[Information shown start]

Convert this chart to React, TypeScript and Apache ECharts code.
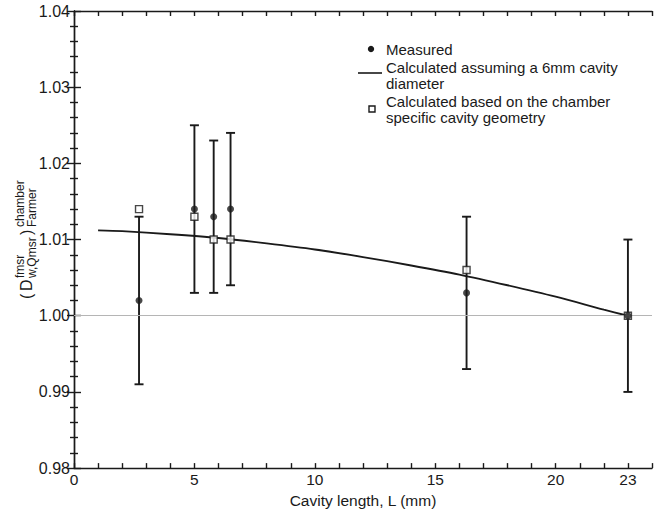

[Information shown end]
[Information shown start]

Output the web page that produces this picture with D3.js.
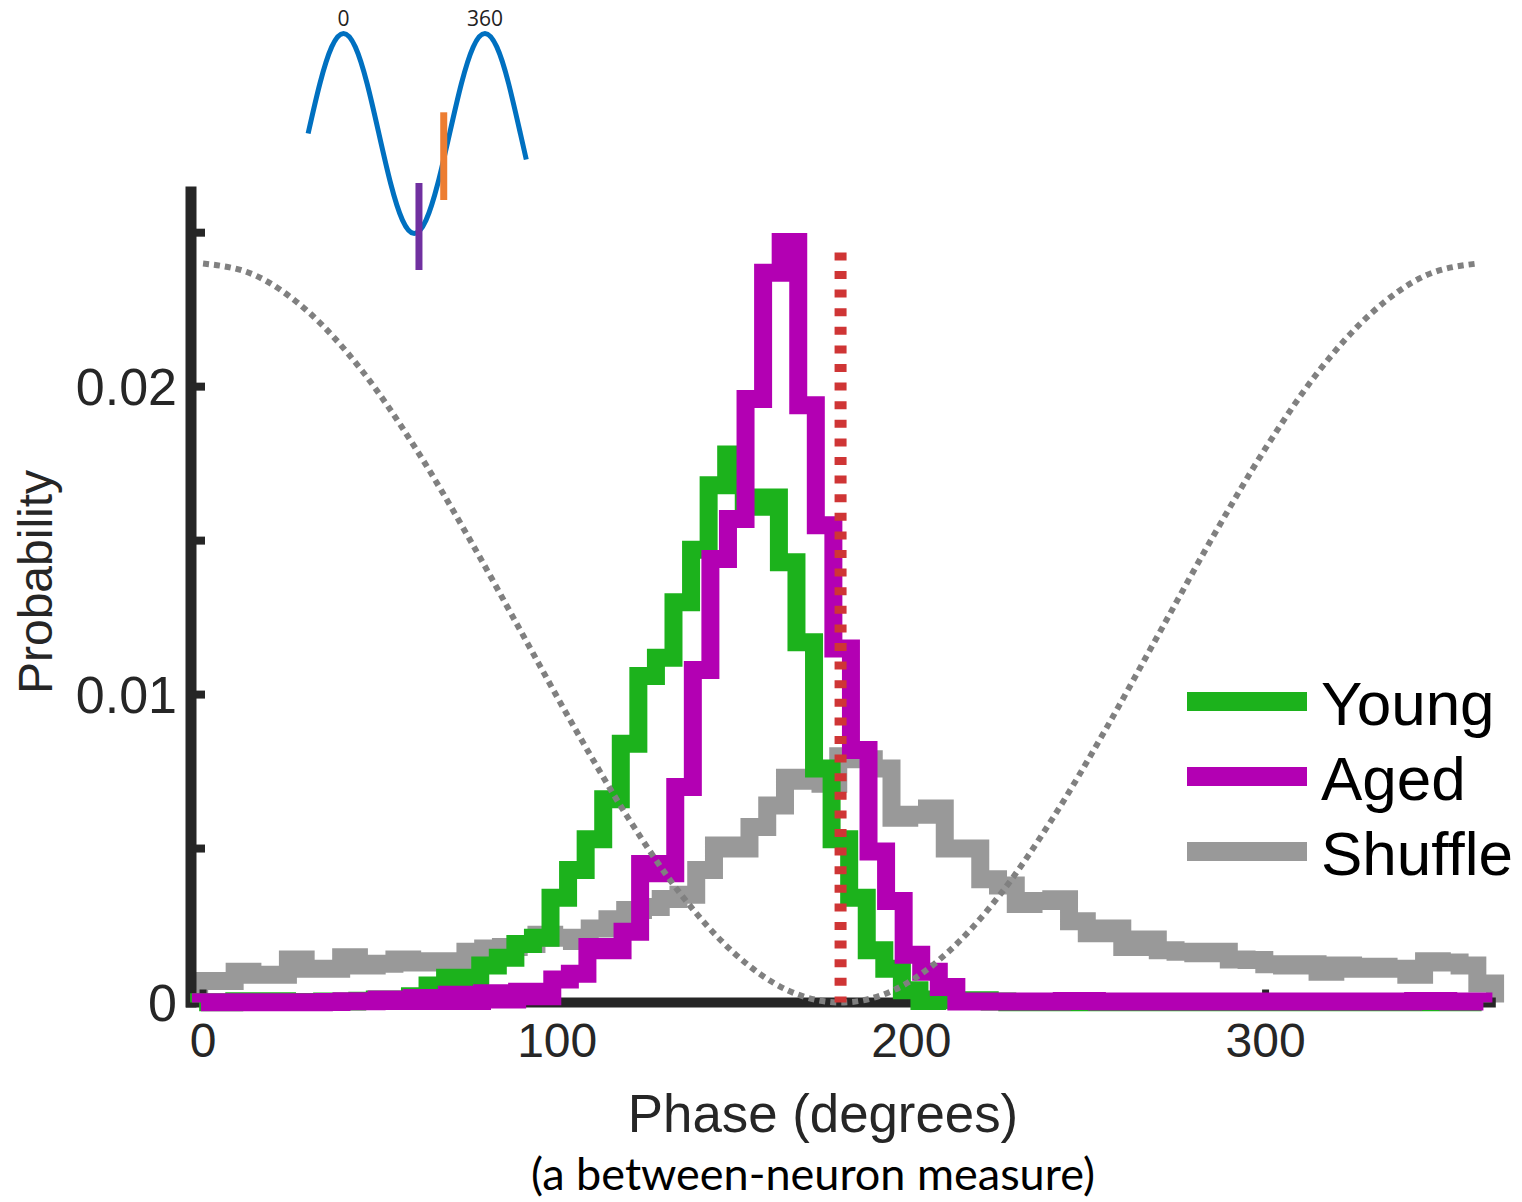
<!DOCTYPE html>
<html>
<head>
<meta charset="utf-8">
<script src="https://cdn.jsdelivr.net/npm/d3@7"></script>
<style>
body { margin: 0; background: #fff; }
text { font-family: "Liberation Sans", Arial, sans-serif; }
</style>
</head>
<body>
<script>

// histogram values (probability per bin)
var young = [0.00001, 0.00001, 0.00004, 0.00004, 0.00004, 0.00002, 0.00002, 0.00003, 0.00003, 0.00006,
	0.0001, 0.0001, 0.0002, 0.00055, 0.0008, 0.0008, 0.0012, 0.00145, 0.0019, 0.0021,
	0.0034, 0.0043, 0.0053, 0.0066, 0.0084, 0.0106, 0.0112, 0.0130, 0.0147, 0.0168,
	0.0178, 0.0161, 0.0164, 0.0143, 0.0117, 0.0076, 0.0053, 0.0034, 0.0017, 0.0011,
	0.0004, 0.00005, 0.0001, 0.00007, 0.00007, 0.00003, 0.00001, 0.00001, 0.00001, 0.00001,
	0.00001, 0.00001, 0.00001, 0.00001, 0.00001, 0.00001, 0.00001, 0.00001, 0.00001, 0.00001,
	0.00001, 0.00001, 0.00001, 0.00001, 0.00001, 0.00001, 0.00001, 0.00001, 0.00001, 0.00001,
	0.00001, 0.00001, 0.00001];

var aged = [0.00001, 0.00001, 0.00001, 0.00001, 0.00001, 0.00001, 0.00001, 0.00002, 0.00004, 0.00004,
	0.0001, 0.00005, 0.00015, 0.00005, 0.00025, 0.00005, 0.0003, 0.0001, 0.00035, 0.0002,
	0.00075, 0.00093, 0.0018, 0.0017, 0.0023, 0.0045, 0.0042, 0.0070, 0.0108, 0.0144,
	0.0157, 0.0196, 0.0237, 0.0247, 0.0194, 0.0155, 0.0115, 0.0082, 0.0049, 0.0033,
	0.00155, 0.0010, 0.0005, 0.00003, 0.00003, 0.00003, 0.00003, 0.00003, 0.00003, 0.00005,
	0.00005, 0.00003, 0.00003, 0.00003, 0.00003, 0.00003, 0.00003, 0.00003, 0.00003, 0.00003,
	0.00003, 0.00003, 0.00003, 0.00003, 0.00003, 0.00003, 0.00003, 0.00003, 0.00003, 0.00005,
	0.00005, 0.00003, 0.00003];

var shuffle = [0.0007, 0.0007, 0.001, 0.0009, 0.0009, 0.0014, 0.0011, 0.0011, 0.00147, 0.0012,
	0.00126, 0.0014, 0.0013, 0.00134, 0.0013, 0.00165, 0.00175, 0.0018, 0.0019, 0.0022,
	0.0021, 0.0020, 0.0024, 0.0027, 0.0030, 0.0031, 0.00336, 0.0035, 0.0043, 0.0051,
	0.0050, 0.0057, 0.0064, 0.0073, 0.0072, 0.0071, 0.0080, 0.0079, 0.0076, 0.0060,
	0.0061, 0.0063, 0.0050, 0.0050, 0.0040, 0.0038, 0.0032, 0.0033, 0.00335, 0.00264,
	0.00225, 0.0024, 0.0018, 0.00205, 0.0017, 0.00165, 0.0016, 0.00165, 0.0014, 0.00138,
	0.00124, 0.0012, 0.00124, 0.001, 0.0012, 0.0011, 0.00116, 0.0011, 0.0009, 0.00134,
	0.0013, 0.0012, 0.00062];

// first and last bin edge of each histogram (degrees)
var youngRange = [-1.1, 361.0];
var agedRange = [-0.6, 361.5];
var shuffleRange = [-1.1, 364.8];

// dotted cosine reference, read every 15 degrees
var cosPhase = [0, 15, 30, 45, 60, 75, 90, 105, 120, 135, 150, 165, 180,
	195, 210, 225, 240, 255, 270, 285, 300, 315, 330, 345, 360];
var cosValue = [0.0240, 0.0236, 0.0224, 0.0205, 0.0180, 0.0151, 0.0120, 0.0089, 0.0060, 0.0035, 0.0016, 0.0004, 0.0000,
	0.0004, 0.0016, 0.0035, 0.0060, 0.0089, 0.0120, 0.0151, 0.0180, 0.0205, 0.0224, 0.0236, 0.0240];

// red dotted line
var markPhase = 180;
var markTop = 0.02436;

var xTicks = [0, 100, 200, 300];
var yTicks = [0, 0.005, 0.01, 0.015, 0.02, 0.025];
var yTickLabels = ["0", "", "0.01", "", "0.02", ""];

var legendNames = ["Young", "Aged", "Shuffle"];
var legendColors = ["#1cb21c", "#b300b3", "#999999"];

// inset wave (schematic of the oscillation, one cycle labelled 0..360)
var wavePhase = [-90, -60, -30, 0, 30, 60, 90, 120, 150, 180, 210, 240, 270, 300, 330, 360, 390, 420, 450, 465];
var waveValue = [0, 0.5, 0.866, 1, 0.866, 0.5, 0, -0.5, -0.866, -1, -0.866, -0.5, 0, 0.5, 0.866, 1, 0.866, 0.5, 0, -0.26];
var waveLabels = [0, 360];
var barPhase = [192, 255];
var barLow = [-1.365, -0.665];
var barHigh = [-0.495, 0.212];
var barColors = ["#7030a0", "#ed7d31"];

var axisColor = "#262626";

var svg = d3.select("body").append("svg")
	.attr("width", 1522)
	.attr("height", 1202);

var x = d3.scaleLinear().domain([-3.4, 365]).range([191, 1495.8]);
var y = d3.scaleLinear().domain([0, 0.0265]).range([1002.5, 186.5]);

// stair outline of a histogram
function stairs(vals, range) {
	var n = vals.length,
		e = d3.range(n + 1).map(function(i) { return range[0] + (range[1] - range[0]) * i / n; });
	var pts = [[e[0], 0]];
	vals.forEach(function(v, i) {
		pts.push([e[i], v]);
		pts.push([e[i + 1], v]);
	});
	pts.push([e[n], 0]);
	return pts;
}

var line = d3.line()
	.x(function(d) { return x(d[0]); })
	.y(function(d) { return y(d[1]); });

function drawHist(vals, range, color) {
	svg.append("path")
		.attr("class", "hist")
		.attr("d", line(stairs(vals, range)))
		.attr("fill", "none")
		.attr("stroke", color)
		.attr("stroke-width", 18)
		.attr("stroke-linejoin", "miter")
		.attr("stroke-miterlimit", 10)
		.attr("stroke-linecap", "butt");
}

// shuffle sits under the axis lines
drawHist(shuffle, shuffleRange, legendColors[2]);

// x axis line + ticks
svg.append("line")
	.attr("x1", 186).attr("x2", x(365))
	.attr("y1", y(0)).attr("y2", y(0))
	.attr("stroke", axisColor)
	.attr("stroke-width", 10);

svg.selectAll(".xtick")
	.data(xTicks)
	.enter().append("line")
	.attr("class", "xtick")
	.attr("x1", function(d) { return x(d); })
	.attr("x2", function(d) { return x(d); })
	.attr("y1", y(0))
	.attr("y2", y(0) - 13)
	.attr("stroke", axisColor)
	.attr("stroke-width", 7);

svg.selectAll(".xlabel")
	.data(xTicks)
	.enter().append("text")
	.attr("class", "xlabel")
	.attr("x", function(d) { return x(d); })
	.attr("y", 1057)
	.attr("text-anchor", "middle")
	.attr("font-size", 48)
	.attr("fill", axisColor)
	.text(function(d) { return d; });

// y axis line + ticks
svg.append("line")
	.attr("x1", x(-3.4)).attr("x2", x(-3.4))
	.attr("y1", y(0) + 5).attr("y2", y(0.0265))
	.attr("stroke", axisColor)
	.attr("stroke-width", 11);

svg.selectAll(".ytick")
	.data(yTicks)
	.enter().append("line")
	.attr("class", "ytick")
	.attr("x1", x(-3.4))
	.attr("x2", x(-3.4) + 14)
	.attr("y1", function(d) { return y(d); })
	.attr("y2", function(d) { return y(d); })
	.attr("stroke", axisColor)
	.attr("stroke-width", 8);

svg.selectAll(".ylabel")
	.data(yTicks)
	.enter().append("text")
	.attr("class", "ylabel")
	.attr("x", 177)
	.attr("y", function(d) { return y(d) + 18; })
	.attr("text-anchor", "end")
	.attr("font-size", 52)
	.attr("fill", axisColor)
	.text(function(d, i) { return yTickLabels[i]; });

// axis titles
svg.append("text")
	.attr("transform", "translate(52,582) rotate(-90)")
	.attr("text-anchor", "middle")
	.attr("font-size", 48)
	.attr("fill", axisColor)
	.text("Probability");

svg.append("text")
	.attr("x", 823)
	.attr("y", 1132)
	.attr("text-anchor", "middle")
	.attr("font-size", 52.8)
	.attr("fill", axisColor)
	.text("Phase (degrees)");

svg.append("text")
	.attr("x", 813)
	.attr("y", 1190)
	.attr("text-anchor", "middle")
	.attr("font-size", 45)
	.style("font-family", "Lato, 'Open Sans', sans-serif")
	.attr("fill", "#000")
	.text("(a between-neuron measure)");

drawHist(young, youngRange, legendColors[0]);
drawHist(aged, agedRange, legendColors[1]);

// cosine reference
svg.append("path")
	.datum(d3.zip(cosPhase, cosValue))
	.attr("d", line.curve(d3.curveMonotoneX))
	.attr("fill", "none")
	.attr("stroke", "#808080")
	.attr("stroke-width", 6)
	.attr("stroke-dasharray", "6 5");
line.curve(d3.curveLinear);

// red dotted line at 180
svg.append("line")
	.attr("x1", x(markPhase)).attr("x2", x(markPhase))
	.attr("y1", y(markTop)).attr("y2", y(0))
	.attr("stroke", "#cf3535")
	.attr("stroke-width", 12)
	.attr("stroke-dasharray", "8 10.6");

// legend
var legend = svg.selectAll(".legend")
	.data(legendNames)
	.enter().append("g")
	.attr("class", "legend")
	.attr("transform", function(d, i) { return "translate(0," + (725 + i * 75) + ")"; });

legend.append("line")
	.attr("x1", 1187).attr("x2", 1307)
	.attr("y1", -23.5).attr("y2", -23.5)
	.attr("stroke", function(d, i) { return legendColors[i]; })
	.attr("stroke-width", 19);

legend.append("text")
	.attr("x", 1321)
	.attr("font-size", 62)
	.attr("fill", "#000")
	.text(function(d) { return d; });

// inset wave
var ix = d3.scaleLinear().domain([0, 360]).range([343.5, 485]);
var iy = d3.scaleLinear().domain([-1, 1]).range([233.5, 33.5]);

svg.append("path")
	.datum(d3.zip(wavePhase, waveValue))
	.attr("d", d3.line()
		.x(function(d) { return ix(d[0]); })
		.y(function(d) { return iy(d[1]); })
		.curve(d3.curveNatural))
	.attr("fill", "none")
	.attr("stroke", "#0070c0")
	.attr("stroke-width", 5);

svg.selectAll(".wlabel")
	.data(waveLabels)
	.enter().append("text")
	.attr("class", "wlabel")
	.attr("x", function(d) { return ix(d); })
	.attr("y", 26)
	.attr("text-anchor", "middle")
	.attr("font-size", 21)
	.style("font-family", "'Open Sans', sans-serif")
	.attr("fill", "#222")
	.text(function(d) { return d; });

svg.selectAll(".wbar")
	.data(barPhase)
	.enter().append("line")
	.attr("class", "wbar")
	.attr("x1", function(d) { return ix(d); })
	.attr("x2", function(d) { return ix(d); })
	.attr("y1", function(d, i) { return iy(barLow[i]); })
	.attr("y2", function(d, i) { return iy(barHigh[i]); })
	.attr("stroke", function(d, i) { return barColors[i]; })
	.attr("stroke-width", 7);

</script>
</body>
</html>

[Information shown end]
[Information shown start]

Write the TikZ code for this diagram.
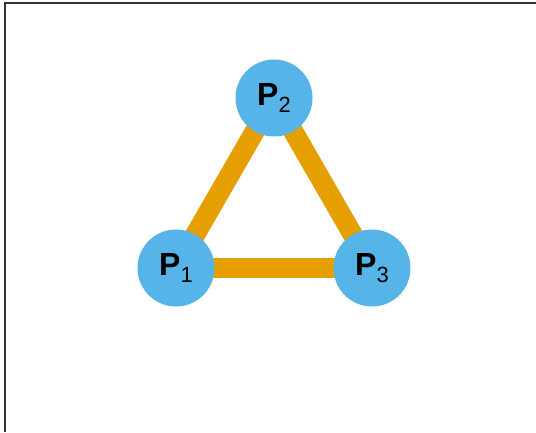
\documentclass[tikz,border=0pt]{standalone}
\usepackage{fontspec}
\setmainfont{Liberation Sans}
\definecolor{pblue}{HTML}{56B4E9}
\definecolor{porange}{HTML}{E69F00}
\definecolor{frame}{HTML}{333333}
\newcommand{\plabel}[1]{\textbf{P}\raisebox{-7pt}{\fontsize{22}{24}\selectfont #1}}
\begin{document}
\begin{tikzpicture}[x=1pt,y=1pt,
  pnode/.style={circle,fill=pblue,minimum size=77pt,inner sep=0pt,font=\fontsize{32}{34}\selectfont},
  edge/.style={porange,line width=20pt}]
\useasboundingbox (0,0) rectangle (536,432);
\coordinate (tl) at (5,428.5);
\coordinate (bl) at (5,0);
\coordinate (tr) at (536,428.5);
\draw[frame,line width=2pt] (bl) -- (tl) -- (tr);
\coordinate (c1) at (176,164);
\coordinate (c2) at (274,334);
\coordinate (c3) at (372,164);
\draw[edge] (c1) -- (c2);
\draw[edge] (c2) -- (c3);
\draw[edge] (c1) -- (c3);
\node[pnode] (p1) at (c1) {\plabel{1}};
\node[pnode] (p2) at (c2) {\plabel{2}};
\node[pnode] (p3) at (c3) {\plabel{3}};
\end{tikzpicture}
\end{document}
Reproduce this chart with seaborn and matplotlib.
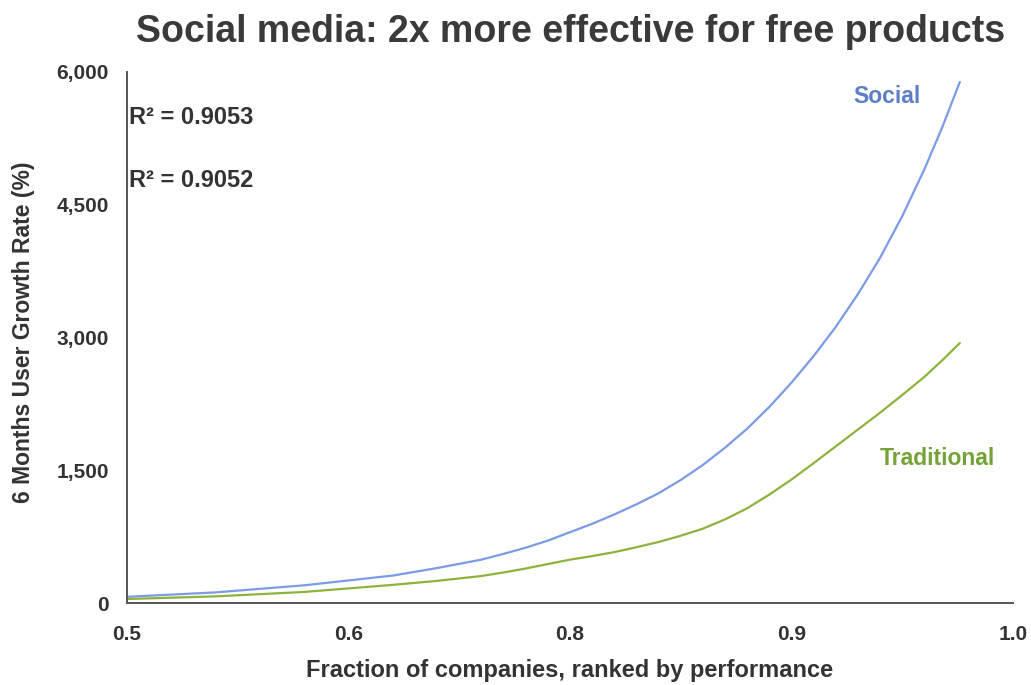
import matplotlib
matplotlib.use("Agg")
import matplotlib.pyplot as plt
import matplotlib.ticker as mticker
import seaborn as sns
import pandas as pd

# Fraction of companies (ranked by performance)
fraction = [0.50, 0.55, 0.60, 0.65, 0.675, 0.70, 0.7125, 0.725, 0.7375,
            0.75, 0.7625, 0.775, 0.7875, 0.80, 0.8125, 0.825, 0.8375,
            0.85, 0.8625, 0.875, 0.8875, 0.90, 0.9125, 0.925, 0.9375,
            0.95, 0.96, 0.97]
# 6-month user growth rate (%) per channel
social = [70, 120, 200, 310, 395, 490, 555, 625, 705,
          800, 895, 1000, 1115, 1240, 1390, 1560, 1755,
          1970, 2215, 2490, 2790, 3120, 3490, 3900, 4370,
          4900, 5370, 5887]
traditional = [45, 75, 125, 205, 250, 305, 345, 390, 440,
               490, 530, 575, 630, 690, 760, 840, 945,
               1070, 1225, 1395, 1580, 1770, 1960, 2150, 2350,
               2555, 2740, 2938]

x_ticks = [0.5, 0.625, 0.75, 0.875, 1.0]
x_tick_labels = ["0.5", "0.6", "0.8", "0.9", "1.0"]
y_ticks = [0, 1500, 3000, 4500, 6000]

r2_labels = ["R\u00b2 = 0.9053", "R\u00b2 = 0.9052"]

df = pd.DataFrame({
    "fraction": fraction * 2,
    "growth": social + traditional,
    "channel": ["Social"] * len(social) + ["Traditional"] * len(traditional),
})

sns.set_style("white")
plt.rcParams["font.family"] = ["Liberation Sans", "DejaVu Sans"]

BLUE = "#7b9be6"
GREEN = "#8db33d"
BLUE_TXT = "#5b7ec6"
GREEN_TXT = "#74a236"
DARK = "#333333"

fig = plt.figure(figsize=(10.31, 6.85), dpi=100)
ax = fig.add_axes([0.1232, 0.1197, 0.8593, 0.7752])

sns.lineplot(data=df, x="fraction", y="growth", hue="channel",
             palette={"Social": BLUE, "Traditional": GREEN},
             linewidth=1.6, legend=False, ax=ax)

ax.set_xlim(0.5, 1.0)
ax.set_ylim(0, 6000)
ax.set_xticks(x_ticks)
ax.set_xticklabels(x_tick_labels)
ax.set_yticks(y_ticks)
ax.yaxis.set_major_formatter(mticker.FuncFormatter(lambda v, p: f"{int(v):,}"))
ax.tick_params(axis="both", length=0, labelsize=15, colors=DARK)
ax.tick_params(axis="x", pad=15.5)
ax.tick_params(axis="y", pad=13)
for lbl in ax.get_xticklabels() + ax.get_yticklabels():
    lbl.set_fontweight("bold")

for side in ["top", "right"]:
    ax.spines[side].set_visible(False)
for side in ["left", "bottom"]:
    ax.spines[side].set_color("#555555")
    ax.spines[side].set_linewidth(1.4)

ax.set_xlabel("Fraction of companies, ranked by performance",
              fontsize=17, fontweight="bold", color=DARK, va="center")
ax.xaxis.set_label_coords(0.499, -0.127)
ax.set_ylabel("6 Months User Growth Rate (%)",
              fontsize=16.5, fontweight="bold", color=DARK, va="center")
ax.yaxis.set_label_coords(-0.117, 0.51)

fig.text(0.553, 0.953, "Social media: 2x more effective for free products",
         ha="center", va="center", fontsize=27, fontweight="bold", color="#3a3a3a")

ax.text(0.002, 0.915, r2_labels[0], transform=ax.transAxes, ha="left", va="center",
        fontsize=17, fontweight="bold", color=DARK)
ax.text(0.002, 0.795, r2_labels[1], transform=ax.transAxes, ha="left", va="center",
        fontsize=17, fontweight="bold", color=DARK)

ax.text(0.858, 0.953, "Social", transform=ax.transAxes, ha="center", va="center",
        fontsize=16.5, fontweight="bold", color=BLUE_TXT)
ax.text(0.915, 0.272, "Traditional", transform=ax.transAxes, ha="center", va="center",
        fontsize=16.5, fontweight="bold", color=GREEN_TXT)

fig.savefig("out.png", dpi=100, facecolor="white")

[Information shown end]

**What is expected**
Start with the line that includes "Output the web" and finish with the line that includes "0.00005, 0.00003, 0.00003];": reproduce those lines exactly, nothing before or after, and omit any pictures.

**Complete answer**
Output the web page that produces this picture with D3.js.
<!DOCTYPE html>
<html>
<head>
<meta charset="utf-8">
<script src="https://cdn.jsdelivr.net/npm/d3@7"></script>
<style>
body { margin: 0; background: #fff; }
text { font-family: "Liberation Sans", Arial, sans-serif; }
</style>
</head>
<body>
<script>

// histogram values (probability per bin)
var young = [0.00001, 0.00001, 0.00004, 0.00004, 0.00004, 0.00002, 0.00002, 0.00003, 0.00003, 0.00006,
	0.0001, 0.0001, 0.0002, 0.00055, 0.0008, 0.0008, 0.0012, 0.00145, 0.0019, 0.0021,
	0.0034, 0.0043, 0.0053, 0.0066, 0.0084, 0.0106, 0.0112, 0.0130, 0.0147, 0.0168,
	0.0178, 0.0161, 0.0164, 0.0143, 0.0117, 0.0076, 0.0053, 0.0034, 0.0017, 0.0011,
	0.0004, 0.00005, 0.0001, 0.00007, 0.00007, 0.00003, 0.00001, 0.00001, 0.00001, 0.00001,
	0.00001, 0.00001, 0.00001, 0.00001, 0.00001, 0.00001, 0.00001, 0.00001, 0.00001, 0.00001,
	0.00001, 0.00001, 0.00001, 0.00001, 0.00001, 0.00001, 0.00001, 0.00001, 0.00001, 0.00001,
	0.00001, 0.00001, 0.00001];

var aged = [0.00001, 0.00001, 0.00001, 0.00001, 0.00001, 0.00001, 0.00001, 0.00002, 0.00004, 0.00004,
	0.0001, 0.00005, 0.00015, 0.00005, 0.00025, 0.00005, 0.0003, 0.0001, 0.00035, 0.0002,
	0.00075, 0.00093, 0.0018, 0.0017, 0.0023, 0.0045, 0.0042, 0.0070, 0.0108, 0.0144,
	0.0157, 0.0196, 0.0237, 0.0247, 0.0194, 0.0155, 0.0115, 0.0082, 0.0049, 0.0033,
	0.00155, 0.0010, 0.0005, 0.00003, 0.00003, 0.00003, 0.00003, 0.00003, 0.00003, 0.00005,
	0.00005, 0.00003, 0.00003, 0.00003, 0.00003, 0.00003, 0.00003, 0.00003, 0.00003, 0.00003,
	0.00003, 0.00003, 0.00003, 0.00003, 0.00003, 0.00003, 0.00003, 0.00003, 0.00003, 0.00005,
	0.00005, 0.00003, 0.00003];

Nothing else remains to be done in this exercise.